De plus, la limitation à trois mandats successifs pour les représentants des salariés a encore été aggravée. Alors que le Gouvernement souhaitait offrir la possibilité de modifier ce seuil, dans le cadre de protocoles d’accord préélectoraux, pour tenir compte de la faible implantation syndicale, cette faculté de dérogation a été limitée aux seules entreprises dont les effectifs sont compris entre 50 et 300 salariés. Comment ne pas interpréter ce nouveau recul comme une traduction supplémentaire de la volonté d’affaiblir la représentation des salariés, en la privant de ses éléments les mieux formés et les plus aguerris tout en plongeant les nouveaux venus dans des instances plus complexes, avec moins d’heures de représentation et de moyens d’action ?

Aussi, en supprimant la seule avancée de la loi Travail, qui prévoyait de créer une instance représentative pour les salariés des entreprises franchisées – vous y faisiez référence, madame la ministre –, le Gouvernement a cédé une fois encore aux pressions patronales. Au moment où Carrefour annonce qu’il va franchiser une partie de ses magasins, on peut s’interroger sur le prétendu équilibre affiché par le Gouvernement. En effet, 620 000 salariés continueront d’être dépourvus de représentation syndicale, au moment même où se profile un vaste plan de casse de l’emploi.
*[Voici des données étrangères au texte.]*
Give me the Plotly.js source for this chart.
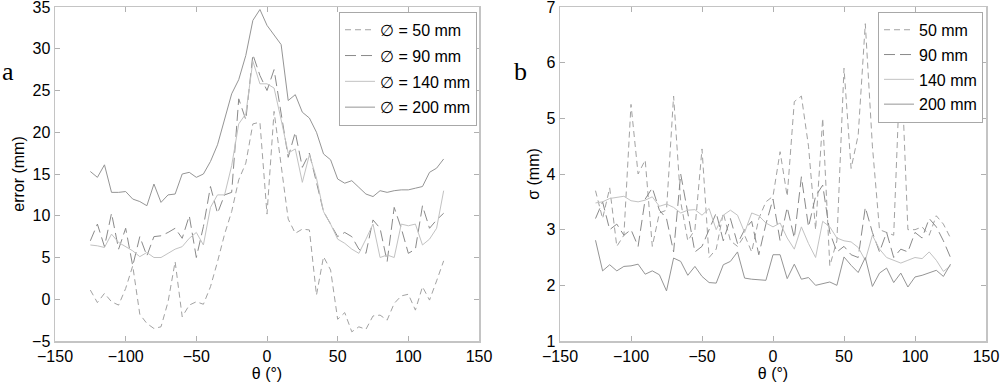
<!DOCTYPE html>
<html>
<head>
<meta charset="utf-8">
<script src="https://cdn.plot.ly/plotly-3.0.1.min.js"></script>
<style>html,body{margin:0;padding:0;background:#fff;}#chart{width:1000px;height:382px;}</style>
</head>
<body>
<div id="chart"></div>
<script>
var theta = [-125,-120,-115,-110,-105,-100,-95,-90,-85,-80,-75,-70,-65,-60,-55,-50,-45,-40,-35,-30,-25,-20,-15,-10,-5,0,5,10,15,20,25,30,35,40,45,50,55,60,65,70,75,80,85,90,95,100,105,110,115,120,125];

var err50  = [1.1,-0.4,0.7,-0.3,-0.7,1.3,4.0,-1.8,-2.9,-3.5,-3.3,-0.3,4.5,-2.1,-0.7,-0.3,-0.6,1.5,4.5,7.8,10.5,14.3,16.3,21.0,21.2,10.2,22.5,16.0,9.6,7.9,8.4,8.3,0.5,5.1,3.5,-2.4,-1.6,-3.9,-3.3,-3.6,-2.0,-1.9,-2.5,-0.5,0.4,0.6,-1.3,1.5,-0.1,2.2,4.6];
var err90  = [7.0,9.0,6.3,10.3,6.0,8.5,4.0,7.5,5.2,7.5,7.6,8.0,8.5,7.3,10.0,5.0,8.7,13.5,10.3,12.5,12.8,24.0,21.5,29.3,26.8,25.0,27.5,22.0,17.0,20.0,15.8,17.5,14.0,10.5,9.0,7.5,8.0,7.5,6.0,5.5,9.5,8.5,4.5,11.0,8.5,5.5,6.0,11.2,8.5,9.5,10.3];
var err140 = [6.5,6.4,6.2,7.8,6.8,6.3,5.8,5.1,5.6,5.0,5.0,5.5,6.0,6.3,7.3,8.0,6.5,11.0,12.5,12.5,16.0,21.0,22.2,28.5,25.8,25.8,25.3,21.5,17.5,18.0,14.0,17.3,14.5,10.5,9.0,7.2,6.7,6.0,5.5,7.2,9.0,5.0,5.3,5.0,9.0,8.8,9.0,6.5,7.2,8.5,13.0];
var err200 = [15.3,14.6,16.1,12.8,12.8,12.9,12.0,11.7,11.2,13.8,11.6,12.5,12.6,15.0,15.2,14.6,15.0,16.5,18.5,21.5,24.6,26.3,29.2,33.4,34.7,32.8,31.7,30.5,23.8,24.5,22.4,21.7,20.0,17.4,16.7,14.4,13.9,14.2,13.4,12.6,12.3,13.0,12.8,13.0,13.1,13.1,13.3,13.5,15.2,15.7,16.8];

var sig50  = [3.7,3.2,3.75,2.7,2.9,5.25,4.0,4.25,2.7,3.3,3.35,5.4,3.5,2.8,3.0,4.45,2.5,2.65,3.3,2.8,2.7,2.9,2.6,3.2,3.5,3.6,4.4,3.6,5.3,5.4,4.5,3.0,5.0,2.35,2.8,5.9,4.1,4.7,6.7,4.5,3.0,2.95,2.9,6.2,3.0,3.0,3.05,2.9,3.25,3.1,2.85];
var sig90  = [3.2,3.5,3.0,3.1,2.9,3.0,2.7,3.55,3.75,3.35,3.2,2.6,4.0,3.3,2.6,2.7,3.0,3.3,2.8,3.2,2.75,3.0,3.15,2.55,3.1,3.55,2.8,3.4,2.85,3.95,3.05,3.6,3.8,2.95,2.6,2.7,2.55,2.5,3.4,2.95,2.6,2.95,2.5,2.65,2.6,2.95,2.85,3.2,3.05,2.8,2.5];
var sig140 = [3.48,3.50,3.56,3.58,3.60,3.52,3.50,3.53,3.59,3.42,3.46,3.40,3.30,3.35,3.36,3.26,3.38,3.00,3.26,3.35,3.26,2.95,3.30,3.25,3.12,3.05,3.12,2.85,2.65,3.05,2.75,2.50,3.15,3.05,2.85,2.80,2.78,2.68,2.45,2.90,2.65,2.50,2.45,2.40,2.45,2.50,2.48,2.60,2.45,2.25,2.35];
var sig200 = [2.81,2.26,2.37,2.26,2.34,2.35,2.38,2.20,2.26,2.19,1.90,2.49,2.43,2.18,2.34,2.16,2.05,2.04,2.37,2.43,2.60,2.13,2.11,2.10,2.09,2.55,2.55,2.12,2.38,2.11,2.14,2.00,2.03,2.06,2.00,2.51,2.36,2.23,2.50,1.98,2.22,2.31,2.05,2.22,1.97,2.15,2.18,2.22,2.27,2.16,2.38];

var namesA = ['\u2205 = 50 mm','\u2205 = 90 mm','\u2205 = 140 mm','\u2205 = 200 mm'];
var namesB = ['50 mm','90 mm','140 mm','200 mm'];
var xTicks = [-150,-100,-50,0,50,100,150];
var yTicksA = [-5,0,5,10,15,20,25,30,35];
var yTicksB = [1,2,3,4,5,6,7];

var styles = [
  {color:'#a2a2a2', dash:'6px,4px'},
  {color:'#8a8a8a', dash:'11px,5px'},
  {color:'#c2c2c2', dash:'solid'},
  {color:'#959595', dash:'solid'}
];
var seriesA = [err50, err90, err140, err200];
var seriesB = [sig50, sig90, sig140, sig200];

var traces = [];
for (var i = 0; i < 4; i++) {
  traces.push({x: theta, y: seriesA[i], type:'scatter', mode:'lines', name: namesA[i],
    line:{color: styles[i].color, dash: styles[i].dash, width:1}, xaxis:'x', yaxis:'y',
    legend:'legend', legendgroup:'a'+i});
}
for (var i = 0; i < 4; i++) {
  traces.push({x: theta, y: seriesB[i], type:'scatter', mode:'lines', name: namesB[i],
    line:{color: styles[i].color, dash: styles[i].dash, width:1}, xaxis:'x2', yaxis:'y2',
    legend:'legend2', legendgroup:'b'+i});
}

var font = {family:'Liberation Sans, Arial, sans-serif', size:16, color:'#000'};
function axis(extra) {
  var a = {showgrid:false, zeroline:false, showline:true, mirror:'ticks', linecolor:'#c4c4c4', linewidth:1.5,
    ticks:'inside', ticklen:5, tickcolor:'#b0b0b0', tickwidth:1, tickfont:font, fixedrange:true,
    ticklabeloverflow:'allow'};
  for (var k in extra) a[k] = extra[k];
  return a;
}
var yDom = [41/382, 375/382];
var layout = {
  width:1000, height:382, margin:{l:0,r:0,t:0,b:0},
  paper_bgcolor:'#fff', plot_bgcolor:'#fff', font:font,
  xaxis: axis({domain:[0.055,0.479], range:[-150,150], tickvals:xTicks, anchor:'y',
    title:{text:'\u03b8 (\u00b0)', font:font, standoff:1}}),
  yaxis: axis({domain:yDom, range:[-5,35], tickvals:yTicksA, anchor:'x',
    title:{text:'error (mm)', font:font, standoff:3}}),
  xaxis2: axis({domain:[0.560,0.986], range:[-150,150], tickvals:xTicks, anchor:'y2',
    title:{text:'\u03b8 (\u00b0)', font:font, standoff:1}}),
  yaxis2: axis({domain:yDom, range:[1,7], tickvals:yTicksB, anchor:'x2',
    title:{text:'\u03c3 (mm)', font:font, standoff:3}}),
  legend: {x:0.339, y:0.969, xanchor:'left', yanchor:'top', bgcolor:'#fff', bordercolor:'#a8a8a8', borderwidth:1,
    font:font, traceorder:'grouped', tracegroupgap:2, itemwidth:30},
  legend2: {x:0.878, y:0.969, xanchor:'left', yanchor:'top', bgcolor:'#fff', bordercolor:'#a8a8a8', borderwidth:1,
    font:font, traceorder:'grouped', tracegroupgap:1, itemwidth:30},
  showlegend:true,
  annotations:[
    {text:'a', xref:'paper', yref:'paper', x:0, y:(382-72)/382, xanchor:'left', yanchor:'middle', showarrow:false,
      font:{family:'Liberation Serif, Times New Roman, serif', size:26, color:'#000'}},
    {text:'b', xref:'paper', yref:'paper', x:0.512, y:(382-72)/382, xanchor:'left', yanchor:'middle', showarrow:false,
      font:{family:'Liberation Serif, Times New Roman, serif', size:26, color:'#000'}}
  ]
};
Plotly.newPlot('chart', traces, layout, {staticPlot:true, displayModeBar:false});
</script>
</body>
</html>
Vos beaux discours sur la modernisation du dialogue social s’envolent donc lorsqu’il s’agit de préserver les intérêts des grands groupes, lesquels pourront, de fait, mettre en œuvre la rupture conventionnelle collective quand bon leur semble.

C’est vrai, vous prétendez éviter le « traumatisme du licenciement », mais les salariés, grâce à vous, ou plutôt à cause de vous, pourront se retrouver à la rue sans accompagnement, en contrat de sécurisation professionnelle et sans priorité de réembauche. Voilà le changement !

Je pense ainsi à l’entreprise Téléperformance, qui envisage de se débarrasser de 240 salariés via une rupture conventionnelle collective avec, pour seul accompagnement, trois mois de salaire net pour tous et une prime d’incitation de 2 000 euros à 10 000 euros suivant l’ancienneté ; bref, un dispositif évidemment moins lourd et moins cher qu’un plan de sauvegarde de l’emploi, mais qui a vocation à se généraliser, avec à chaque fois la même finalité – nous ne pouvons que le déplorer –, la suppression d’emplois pour renforcer la profitabilité de l’actionnariat.

La vérité, c’est que toutes ces mesures régressives que j’ai énoncées réduisent encore plus les protections des salariés et sécurisent abusivement, parfois, la situation des employeurs ; elles ne régleront pas, en tout cas, le problème principal, que vous évoquiez : le chômage.

Nous le répétons encore une fois – je vous renvoie à ce que le groupe communiste républicain citoyen et écologiste a dit à maintes reprises –, nous n’étions pas pour le statu quo ; il aurait été possible d’élaborer un nouveau code du travail, plus simple, plus lisible, à la fois protecteur pour les salariés et garant de l’efficacité économique. Ce n’est pas le chemin que vous avez choisi, vous avez préféré vous appuyer sur le libéralisme assumé de la majorité sénatoriale pour vous éloigner encore plus des déclarations d’intention que vous aviez faites, à l’origine, à l’attention des syndicats de salariés.

À l’arrivée, votre projet de loi choisit clairement son camp ; nous nous y opposerons frontalement par notre vote.